Purpose: To determine if any existent preadmission academic or personal variables predict academic success in the first year of the Palmer College of Chiropractic West (PCCW) program.
Participants: One hundred ninety-two students at PCCW who had completed the first year of the program.
Methods: One-way analysis of variance and stepwise linear multiple regression.

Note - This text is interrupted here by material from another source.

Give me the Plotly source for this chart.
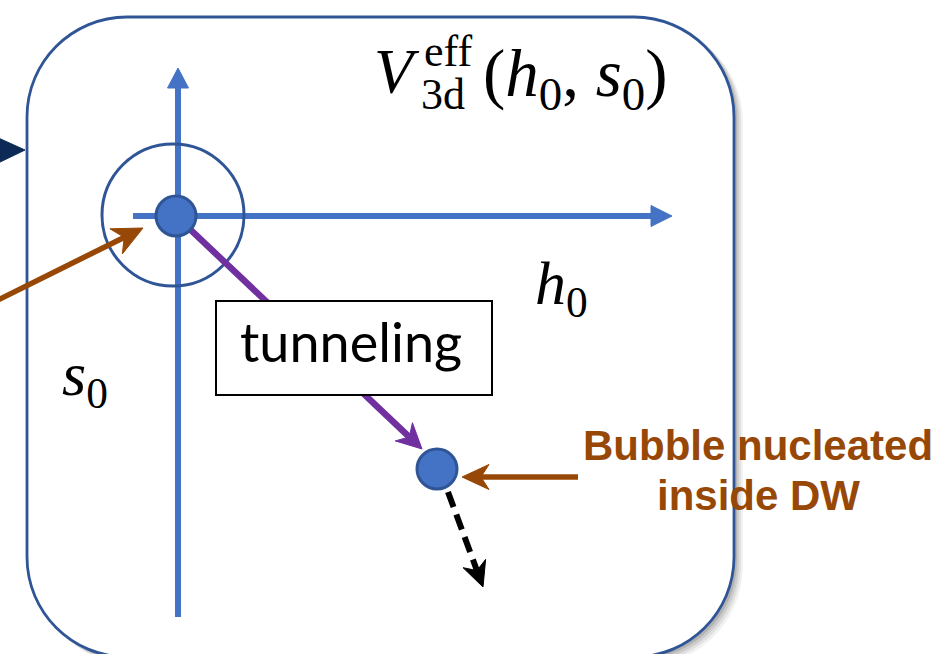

Results: Men had a significantly higher mean matriculating grade point average (MatGPA) than women, but no such relationship existed in the cumulative year-1 GPA (Y1GPA). There was no statistically significant difference in MatGPA for students possessing a degree compared to those without a degree, but degree-holding students had a significantly higher Y1GPA. There was no statistically significant difference in MatGPA for students born in English-speaking countries compared to students born in non-English-speaking countries, but those born in English-speaking countries had a significantly higher Y1GPA. MatGPA, physics GPA, and chemistry GPA provided the strongest regression model, eliciting an R(2) value of 0.327.
Conclusions: Student characteristics on entering PCCW may help predict student performance in the first academic year. A relatively strong and statistically significant prediction model for Y1GPA (R(2) = 0.327) exists for PCCW. Used in conjunction with other available empirical data, this regression model may allow the institution to make more informed decisions when selecting students for admission.